Settlers of Namespace Retrospective

Thank you to everyone who participated in the Settlers of Namespace testnet event. This article summarizes the event participation, learnings, and the subsequent steps taken to improve Canto Namespace.

Event Participation

The Settlers of Namespace testnet event allowed users to try minting a Canto Name and provide feedback on their experience. Overall the event saw strong participation. Here are some key stats from the first 48 hours of the Settlers event:

  • 3,454 unique settlers

  • 2,131 Canto names fused

  • ​​9,001 transactions that interacted with the Tray contract

  • 9,134 transactions for the Namespace contract

Key Learnings

Canto Namespace Protocol
Canto Namespace Protocol

Participation in the Settlers of Namespace event allowed testing for how the Canto Namespace interface and smart contracts would respond to a large number of users. Below is a summary of the key learnings and solutions from the event.

Overall Reception

Users were excited about the expressiveness of Canto Namespace, having the ability to create names from fonts and emojis versus other naming options. They also appreciated the gamification component by making names from minted tile trays, preventing squatting on names.

Interface Optimizations

During the Settlers event, users encountered some difficulties when using the interface. Some challenges included:

  • Specific fonts were not displaying correctly in final Base Names

  • Tiles were too small and difficult to read

  • Unoptimized mobile site

Fixes to these issues were pushed during the Settlers event, improving the experience for users.

Interface and Smart Contract Interaction

The smart contracts were previously audited in a Code4rena contest. The Settlers' event did not uncover any additional findings in the smart contracts, but an interesting problem related to the interaction between the frontend and the contracts was observed.

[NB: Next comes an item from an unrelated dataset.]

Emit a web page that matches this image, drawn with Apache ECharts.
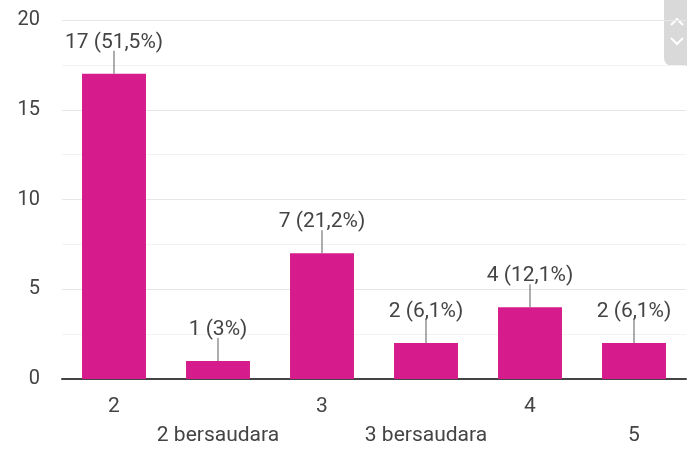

At launch, all minted trays appeared without a problem. After a few thousand trays were minted, we received reports that users could not see tile trays in the frontend. The Tray contract uses the ERC721AQueryable extension, which has a view function called tokensOfOwner to track the ownership of trays connected to wallets. The tokensOfOwner function should work for collections of up to 10,000 NFTs. Even though this function is an off-chain call of read-only function, the RPC provider may still impose an upper gas limit to avoid a denial of service attack on the hosts.

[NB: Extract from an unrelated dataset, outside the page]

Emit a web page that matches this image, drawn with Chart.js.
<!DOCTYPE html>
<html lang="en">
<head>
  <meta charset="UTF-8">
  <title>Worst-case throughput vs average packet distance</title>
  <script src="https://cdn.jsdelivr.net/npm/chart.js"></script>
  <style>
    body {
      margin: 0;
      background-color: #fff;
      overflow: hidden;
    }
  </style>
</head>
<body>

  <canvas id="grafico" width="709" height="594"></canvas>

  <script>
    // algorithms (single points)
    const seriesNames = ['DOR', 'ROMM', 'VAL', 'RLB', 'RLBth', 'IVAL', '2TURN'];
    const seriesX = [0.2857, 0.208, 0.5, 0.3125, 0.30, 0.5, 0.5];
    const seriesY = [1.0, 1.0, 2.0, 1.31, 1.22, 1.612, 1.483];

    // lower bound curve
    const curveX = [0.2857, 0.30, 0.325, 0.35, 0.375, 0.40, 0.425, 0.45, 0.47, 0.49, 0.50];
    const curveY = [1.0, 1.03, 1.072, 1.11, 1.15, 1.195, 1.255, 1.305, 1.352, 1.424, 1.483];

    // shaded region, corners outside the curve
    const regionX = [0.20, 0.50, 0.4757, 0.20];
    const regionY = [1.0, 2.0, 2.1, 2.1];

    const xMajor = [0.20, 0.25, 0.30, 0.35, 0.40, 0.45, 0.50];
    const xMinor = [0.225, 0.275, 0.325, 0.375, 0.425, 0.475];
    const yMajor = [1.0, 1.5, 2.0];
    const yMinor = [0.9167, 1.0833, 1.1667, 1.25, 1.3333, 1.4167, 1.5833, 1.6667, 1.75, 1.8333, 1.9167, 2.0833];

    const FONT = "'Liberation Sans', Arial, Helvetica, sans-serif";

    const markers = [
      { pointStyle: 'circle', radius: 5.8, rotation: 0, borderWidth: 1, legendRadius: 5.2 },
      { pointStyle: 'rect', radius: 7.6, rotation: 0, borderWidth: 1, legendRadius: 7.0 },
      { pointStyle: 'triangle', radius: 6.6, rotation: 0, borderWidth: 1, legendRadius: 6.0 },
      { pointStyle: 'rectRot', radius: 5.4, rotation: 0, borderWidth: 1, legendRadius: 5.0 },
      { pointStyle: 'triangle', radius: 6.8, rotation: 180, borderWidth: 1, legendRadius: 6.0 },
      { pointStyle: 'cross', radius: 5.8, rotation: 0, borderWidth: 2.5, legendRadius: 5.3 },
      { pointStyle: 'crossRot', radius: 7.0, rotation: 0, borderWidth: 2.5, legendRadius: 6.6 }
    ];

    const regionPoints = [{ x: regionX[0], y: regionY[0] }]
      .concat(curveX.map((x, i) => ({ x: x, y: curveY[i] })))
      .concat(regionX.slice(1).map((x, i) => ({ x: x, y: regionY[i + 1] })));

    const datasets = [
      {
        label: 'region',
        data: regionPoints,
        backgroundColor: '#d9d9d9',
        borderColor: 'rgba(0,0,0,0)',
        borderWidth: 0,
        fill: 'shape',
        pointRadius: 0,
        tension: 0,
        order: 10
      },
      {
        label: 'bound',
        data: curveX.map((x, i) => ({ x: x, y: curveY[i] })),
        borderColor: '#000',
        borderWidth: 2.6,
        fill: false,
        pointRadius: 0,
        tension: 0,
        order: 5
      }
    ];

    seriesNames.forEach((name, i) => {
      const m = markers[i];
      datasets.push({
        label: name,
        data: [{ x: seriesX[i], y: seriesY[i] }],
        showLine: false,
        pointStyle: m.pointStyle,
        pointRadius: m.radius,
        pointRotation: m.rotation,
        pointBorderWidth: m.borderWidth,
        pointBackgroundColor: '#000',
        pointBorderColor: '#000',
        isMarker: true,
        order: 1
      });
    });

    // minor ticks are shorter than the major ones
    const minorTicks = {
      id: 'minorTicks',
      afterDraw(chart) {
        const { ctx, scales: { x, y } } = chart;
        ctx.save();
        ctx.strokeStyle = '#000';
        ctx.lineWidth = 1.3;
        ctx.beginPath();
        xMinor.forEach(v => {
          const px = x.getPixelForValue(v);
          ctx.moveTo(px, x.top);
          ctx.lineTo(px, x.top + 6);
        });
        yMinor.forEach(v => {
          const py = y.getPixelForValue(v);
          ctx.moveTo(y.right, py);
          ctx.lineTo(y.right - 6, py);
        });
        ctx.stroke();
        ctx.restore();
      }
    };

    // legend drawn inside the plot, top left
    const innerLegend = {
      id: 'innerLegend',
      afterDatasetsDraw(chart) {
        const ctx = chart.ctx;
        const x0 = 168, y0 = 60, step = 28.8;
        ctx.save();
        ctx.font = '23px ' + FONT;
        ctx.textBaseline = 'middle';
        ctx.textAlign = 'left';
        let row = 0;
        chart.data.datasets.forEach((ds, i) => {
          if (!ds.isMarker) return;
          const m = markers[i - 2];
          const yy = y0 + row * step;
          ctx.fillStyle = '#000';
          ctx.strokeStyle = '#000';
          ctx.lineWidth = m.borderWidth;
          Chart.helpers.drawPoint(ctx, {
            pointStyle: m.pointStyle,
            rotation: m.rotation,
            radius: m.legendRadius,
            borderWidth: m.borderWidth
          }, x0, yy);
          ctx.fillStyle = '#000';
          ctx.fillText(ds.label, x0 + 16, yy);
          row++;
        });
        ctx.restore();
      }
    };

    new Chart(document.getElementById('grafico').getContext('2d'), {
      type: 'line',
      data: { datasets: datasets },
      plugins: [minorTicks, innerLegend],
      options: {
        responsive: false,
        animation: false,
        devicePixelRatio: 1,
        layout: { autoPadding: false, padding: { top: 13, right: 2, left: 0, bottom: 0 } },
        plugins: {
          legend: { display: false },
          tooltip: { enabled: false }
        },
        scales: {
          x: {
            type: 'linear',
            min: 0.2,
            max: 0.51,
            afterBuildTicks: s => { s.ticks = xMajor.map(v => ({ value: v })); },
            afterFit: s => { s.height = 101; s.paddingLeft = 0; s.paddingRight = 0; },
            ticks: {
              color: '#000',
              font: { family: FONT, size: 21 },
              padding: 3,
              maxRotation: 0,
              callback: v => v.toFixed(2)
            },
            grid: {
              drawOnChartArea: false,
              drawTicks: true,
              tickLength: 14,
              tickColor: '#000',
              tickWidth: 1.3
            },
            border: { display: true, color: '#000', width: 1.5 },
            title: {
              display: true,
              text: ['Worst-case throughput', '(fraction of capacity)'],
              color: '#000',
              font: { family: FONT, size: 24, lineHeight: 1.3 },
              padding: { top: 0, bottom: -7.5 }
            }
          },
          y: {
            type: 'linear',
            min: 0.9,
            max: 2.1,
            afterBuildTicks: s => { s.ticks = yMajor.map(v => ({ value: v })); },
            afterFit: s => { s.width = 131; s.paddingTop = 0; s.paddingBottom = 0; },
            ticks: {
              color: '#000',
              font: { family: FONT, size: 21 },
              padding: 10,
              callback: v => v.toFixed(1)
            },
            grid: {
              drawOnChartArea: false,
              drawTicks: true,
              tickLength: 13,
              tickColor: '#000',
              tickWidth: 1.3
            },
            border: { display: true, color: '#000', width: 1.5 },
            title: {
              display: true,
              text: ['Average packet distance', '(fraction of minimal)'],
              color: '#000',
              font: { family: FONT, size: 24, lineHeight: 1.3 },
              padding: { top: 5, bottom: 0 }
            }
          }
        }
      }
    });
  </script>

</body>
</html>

Interestingly, we received out-of-gas errors due to the implicit gas limit when the collection only had a few thousand NFTs, well below the recommended 10,000 NFT collection size. When we looked into the issue, we discovered the Canto testnet RPC nodes had a limit of 25 million gas for the eth_call (i.e., RPC calls that invoke a read-only function) execution, which was lower than the limit of most RPC providers for other EVM-based blockchains.

To fix the issue, we changed the frontend to use tokensOfOwnerIn, which is recommended for larger collections, and coordinated an increase of the eth_call limit on the Canto testnet RPC. This should ensure future teams building on Canto have a smooth experience.

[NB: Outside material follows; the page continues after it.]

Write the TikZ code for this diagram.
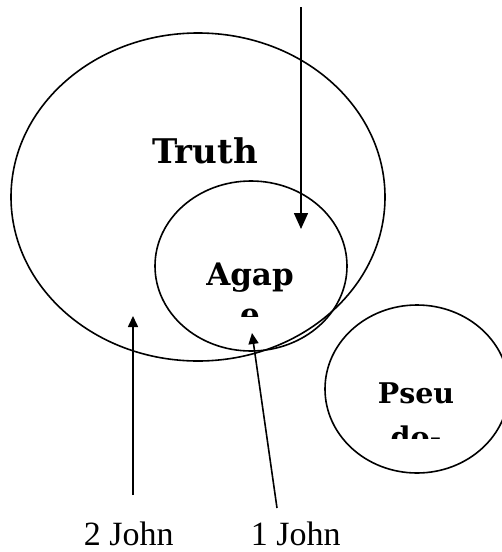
\documentclass[tikz,border=0pt]{standalone}
\usepackage{fontspec}
\setmainfont{Liberation Serif}
\newfontfamily\headfont{DejaVu Serif}
\usetikzlibrary{arrows.meta}
\begin{document}
\begin{tikzpicture}[x=1pt,y=-1pt,line join=round,line width=1.6pt,>={Triangle[length=11pt,width=10pt]}]
	\tikzset{every node/.style={inner sep=0pt},
		setname/.style={font=\headfont\bfseries,align=center,anchor=base},
		booklabel/.style={font=\fontsize{34}{40}\selectfont,anchor=base west}}
	\clip (0,0) rectangle (502,552);
	\draw (198,197) ellipse [x radius=187,y radius=164];
	\draw (251,266) ellipse [x radius=96,y radius=85];
	\draw (417,389) ellipse [x radius=92,y radius=84];
	\node[setname,font=\headfont\bfseries\fontsize{34}{40}\selectfont] (truth) at (205,163) {Truth};
	\begin{scope}
		\clip (150,240) rectangle (350,316);
		\node[setname,font=\headfont\bfseries\fontsize{31}{40}\selectfont] (agape) at (250,325) {Agap\\e};
	\end{scope}
	\begin{scope}
		\clip (330,360) rectangle (500,438);
		\node[setname,font=\headfont\bfseries\fontsize{28.5}{44}\selectfont] (pseudo) at (416,447) {Pseu\\do-};
	\end{scope}
	\node[booklabel] (john2) at (83,545) {2 John};
	\node[booklabel] (john1) at (250,545) {1 John};
	\coordinate (topend) at (301,7);
	\coordinate (agapetop) at (301,229);
	\coordinate (john2end) at (133,495);
	\coordinate (truthlow) at (133,316);
	\coordinate (john1end) at (277,508);
	\coordinate (agapelow) at (252,333);
	\draw[-{Triangle[length=16pt,width=14pt]}] (topend)--(agapetop);
	\draw[->] (john2end)--(truthlow);
	\draw[->] (john1end)--(agapelow);
\end{tikzpicture}
\end{document}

Additional Feedback on Settlers of Namespace Event

There were two additional areas of feedback uncovered during the Settlers event. Firstly, Users were asked to share a verification tweet for the event. A custom-built solution confirmed the tweet was shared on the user's Twitters account. Due to limitations with the Twitter API, some tweets were not appearing on the backend, causing the verification step to fail. To avoid similar issues in the future, we will conduct more thorough testing before implementing tweet verification in events or remove this step altogether.

Secondly, while early settlers successfully create a name, some did share that additional documentation and guides on how to interact with the dApp would be helpful. This is something the team will work on improving moving forward.

Settlers of Namespace Success

We are grateful to the Canto community for participating in this testnet event. Your participation allowed us to thoroughly test Canto Namespace, identify issues, and implement solutions, ultimately making for a smoother mainnet launch.